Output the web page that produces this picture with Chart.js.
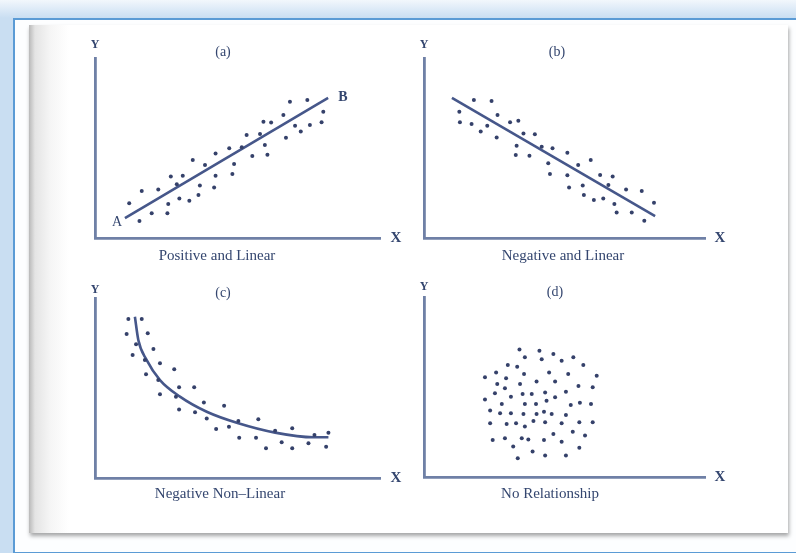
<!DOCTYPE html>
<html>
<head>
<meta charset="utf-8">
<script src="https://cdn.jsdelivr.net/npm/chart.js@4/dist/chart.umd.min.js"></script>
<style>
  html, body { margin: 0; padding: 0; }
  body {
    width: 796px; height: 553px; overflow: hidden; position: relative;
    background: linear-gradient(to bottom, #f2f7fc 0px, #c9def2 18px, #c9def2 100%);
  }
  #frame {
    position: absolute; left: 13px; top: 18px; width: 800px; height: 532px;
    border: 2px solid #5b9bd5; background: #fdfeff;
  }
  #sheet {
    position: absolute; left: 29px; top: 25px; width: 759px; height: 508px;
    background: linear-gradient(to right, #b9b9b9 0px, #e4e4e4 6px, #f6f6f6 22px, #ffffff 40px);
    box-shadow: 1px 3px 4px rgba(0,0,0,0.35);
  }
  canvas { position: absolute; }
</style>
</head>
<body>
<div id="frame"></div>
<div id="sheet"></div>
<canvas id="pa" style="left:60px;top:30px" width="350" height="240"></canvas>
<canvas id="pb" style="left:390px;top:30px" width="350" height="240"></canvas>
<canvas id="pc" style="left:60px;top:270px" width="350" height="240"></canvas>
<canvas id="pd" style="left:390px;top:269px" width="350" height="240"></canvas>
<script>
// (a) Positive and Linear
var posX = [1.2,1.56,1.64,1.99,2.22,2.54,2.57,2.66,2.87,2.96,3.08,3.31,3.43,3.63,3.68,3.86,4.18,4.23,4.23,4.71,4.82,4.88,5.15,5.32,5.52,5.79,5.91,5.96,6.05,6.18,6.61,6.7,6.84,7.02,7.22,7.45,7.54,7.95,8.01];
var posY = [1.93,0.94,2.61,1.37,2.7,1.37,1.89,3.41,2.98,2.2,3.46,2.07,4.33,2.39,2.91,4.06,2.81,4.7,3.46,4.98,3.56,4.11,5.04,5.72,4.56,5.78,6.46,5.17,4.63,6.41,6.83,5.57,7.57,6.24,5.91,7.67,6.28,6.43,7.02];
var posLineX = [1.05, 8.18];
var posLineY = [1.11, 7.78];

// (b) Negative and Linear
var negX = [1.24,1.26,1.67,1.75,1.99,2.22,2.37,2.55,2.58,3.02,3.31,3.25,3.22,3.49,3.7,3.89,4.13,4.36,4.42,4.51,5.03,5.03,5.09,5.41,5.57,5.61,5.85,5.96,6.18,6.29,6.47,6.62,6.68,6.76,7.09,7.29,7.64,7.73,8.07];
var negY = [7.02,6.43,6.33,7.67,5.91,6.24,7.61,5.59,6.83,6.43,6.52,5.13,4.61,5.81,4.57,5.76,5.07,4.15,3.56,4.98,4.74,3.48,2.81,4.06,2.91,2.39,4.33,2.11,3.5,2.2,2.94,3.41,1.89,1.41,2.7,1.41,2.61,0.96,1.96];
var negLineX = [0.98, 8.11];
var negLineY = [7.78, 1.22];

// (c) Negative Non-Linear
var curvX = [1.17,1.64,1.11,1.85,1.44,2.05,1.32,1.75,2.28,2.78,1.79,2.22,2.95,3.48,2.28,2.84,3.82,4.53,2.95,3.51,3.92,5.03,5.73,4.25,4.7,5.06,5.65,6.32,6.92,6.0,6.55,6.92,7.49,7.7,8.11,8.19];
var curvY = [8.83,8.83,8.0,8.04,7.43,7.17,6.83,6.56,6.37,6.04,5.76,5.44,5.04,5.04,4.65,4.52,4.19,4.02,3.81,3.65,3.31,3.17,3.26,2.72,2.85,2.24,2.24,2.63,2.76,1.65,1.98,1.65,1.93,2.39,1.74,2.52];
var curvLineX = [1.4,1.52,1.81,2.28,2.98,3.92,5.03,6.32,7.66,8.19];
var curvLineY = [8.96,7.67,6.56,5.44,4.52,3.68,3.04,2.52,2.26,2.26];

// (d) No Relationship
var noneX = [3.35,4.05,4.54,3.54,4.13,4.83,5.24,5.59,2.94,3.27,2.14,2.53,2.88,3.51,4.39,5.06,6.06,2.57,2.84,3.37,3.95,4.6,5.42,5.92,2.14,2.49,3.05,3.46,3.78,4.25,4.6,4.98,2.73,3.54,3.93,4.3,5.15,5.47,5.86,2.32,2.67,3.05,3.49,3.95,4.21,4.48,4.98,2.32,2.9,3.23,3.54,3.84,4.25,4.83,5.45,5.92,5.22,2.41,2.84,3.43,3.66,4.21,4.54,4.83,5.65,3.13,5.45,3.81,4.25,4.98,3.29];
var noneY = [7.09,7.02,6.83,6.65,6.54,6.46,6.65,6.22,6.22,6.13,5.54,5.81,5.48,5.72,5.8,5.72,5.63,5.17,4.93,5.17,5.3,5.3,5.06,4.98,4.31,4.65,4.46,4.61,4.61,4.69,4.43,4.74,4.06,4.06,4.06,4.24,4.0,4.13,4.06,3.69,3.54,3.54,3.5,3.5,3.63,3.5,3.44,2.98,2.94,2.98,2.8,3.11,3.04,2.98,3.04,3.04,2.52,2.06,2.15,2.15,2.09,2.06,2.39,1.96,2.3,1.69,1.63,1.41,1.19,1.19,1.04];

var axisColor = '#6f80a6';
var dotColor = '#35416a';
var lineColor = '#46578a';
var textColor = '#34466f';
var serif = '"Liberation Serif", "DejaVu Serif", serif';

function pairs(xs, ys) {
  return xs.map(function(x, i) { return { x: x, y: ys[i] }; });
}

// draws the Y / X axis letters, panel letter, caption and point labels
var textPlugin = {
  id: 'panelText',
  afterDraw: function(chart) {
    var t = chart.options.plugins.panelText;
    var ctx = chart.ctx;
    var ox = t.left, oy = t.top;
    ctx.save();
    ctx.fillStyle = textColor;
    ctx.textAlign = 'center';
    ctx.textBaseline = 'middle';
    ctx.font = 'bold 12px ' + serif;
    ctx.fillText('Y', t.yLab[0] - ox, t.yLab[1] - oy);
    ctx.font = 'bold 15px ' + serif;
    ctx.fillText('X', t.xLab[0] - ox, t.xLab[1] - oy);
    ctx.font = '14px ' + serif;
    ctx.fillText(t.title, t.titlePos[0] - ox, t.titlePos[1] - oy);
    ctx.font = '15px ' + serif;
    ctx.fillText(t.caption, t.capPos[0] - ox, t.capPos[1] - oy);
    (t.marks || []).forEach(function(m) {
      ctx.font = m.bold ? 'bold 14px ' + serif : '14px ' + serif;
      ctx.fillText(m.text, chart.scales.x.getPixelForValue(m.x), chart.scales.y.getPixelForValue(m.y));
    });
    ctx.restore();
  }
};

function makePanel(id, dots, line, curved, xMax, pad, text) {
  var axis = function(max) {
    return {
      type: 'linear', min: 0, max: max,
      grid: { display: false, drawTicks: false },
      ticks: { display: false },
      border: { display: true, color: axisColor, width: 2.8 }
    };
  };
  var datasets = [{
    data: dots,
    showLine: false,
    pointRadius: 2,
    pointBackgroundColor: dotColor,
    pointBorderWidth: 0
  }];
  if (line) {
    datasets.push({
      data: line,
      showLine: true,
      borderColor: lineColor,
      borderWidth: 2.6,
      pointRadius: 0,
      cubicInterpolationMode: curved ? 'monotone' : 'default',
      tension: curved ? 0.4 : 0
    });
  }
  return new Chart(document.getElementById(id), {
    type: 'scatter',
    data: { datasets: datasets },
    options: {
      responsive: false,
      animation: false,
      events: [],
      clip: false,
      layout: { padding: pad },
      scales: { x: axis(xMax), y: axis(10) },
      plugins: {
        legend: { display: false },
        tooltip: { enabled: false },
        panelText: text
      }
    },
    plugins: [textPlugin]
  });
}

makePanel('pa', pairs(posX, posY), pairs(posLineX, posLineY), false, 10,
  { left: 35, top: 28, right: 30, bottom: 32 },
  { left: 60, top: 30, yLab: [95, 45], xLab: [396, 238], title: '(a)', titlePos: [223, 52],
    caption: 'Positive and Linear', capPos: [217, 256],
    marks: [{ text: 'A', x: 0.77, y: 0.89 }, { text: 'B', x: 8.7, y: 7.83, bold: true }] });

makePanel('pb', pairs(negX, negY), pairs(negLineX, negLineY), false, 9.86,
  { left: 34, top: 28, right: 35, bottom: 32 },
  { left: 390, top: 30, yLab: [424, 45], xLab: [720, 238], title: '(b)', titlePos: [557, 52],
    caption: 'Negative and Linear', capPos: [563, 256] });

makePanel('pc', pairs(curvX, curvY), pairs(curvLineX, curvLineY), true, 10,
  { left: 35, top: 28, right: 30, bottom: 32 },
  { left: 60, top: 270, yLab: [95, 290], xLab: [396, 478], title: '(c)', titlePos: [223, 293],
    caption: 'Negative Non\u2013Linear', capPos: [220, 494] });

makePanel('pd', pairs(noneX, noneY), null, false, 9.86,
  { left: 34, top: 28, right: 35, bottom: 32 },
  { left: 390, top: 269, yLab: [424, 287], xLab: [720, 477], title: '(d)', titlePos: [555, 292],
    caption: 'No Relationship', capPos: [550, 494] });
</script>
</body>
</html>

> [What is required] Leave out the pictures, then repeat the listing above exactly from its first line to the line with "var negLineY = [7.78, 1.22];", inclusive.

> [Full answer]
Output the web page that produces this picture with Chart.js.
<!DOCTYPE html>
<html>
<head>
<meta charset="utf-8">
<script src="https://cdn.jsdelivr.net/npm/chart.js@4/dist/chart.umd.min.js"></script>
<style>
  html, body { margin: 0; padding: 0; }
  body {
    width: 796px; height: 553px; overflow: hidden; position: relative;
    background: linear-gradient(to bottom, #f2f7fc 0px, #c9def2 18px, #c9def2 100%);
  }
  #frame {
    position: absolute; left: 13px; top: 18px; width: 800px; height: 532px;
    border: 2px solid #5b9bd5; background: #fdfeff;
  }
  #sheet {
    position: absolute; left: 29px; top: 25px; width: 759px; height: 508px;
    background: linear-gradient(to right, #b9b9b9 0px, #e4e4e4 6px, #f6f6f6 22px, #ffffff 40px);
    box-shadow: 1px 3px 4px rgba(0,0,0,0.35);
  }
  canvas { position: absolute; }
</style>
</head>
<body>
<div id="frame"></div>
<div id="sheet"></div>
<canvas id="pa" style="left:60px;top:30px" width="350" height="240"></canvas>
<canvas id="pb" style="left:390px;top:30px" width="350" height="240"></canvas>
<canvas id="pc" style="left:60px;top:270px" width="350" height="240"></canvas>
<canvas id="pd" style="left:390px;top:269px" width="350" height="240"></canvas>
<script>
// (a) Positive and Linear
var posX = [1.2,1.56,1.64,1.99,2.22,2.54,2.57,2.66,2.87,2.96,3.08,3.31,3.43,3.63,3.68,3.86,4.18,4.23,4.23,4.71,4.82,4.88,5.15,5.32,5.52,5.79,5.91,5.96,6.05,6.18,6.61,6.7,6.84,7.02,7.22,7.45,7.54,7.95,8.01];
var posY = [1.93,0.94,2.61,1.37,2.7,1.37,1.89,3.41,2.98,2.2,3.46,2.07,4.33,2.39,2.91,4.06,2.81,4.7,3.46,4.98,3.56,4.11,5.04,5.72,4.56,5.78,6.46,5.17,4.63,6.41,6.83,5.57,7.57,6.24,5.91,7.67,6.28,6.43,7.02];
var posLineX = [1.05, 8.18];
var posLineY = [1.11, 7.78];

// (b) Negative and Linear
var negX = [1.24,1.26,1.67,1.75,1.99,2.22,2.37,2.55,2.58,3.02,3.31,3.25,3.22,3.49,3.7,3.89,4.13,4.36,4.42,4.51,5.03,5.03,5.09,5.41,5.57,5.61,5.85,5.96,6.18,6.29,6.47,6.62,6.68,6.76,7.09,7.29,7.64,7.73,8.07];
var negY = [7.02,6.43,6.33,7.67,5.91,6.24,7.61,5.59,6.83,6.43,6.52,5.13,4.61,5.81,4.57,5.76,5.07,4.15,3.56,4.98,4.74,3.48,2.81,4.06,2.91,2.39,4.33,2.11,3.5,2.2,2.94,3.41,1.89,1.41,2.7,1.41,2.61,0.96,1.96];
var negLineX = [0.98, 8.11];
var negLineY = [7.78, 1.22];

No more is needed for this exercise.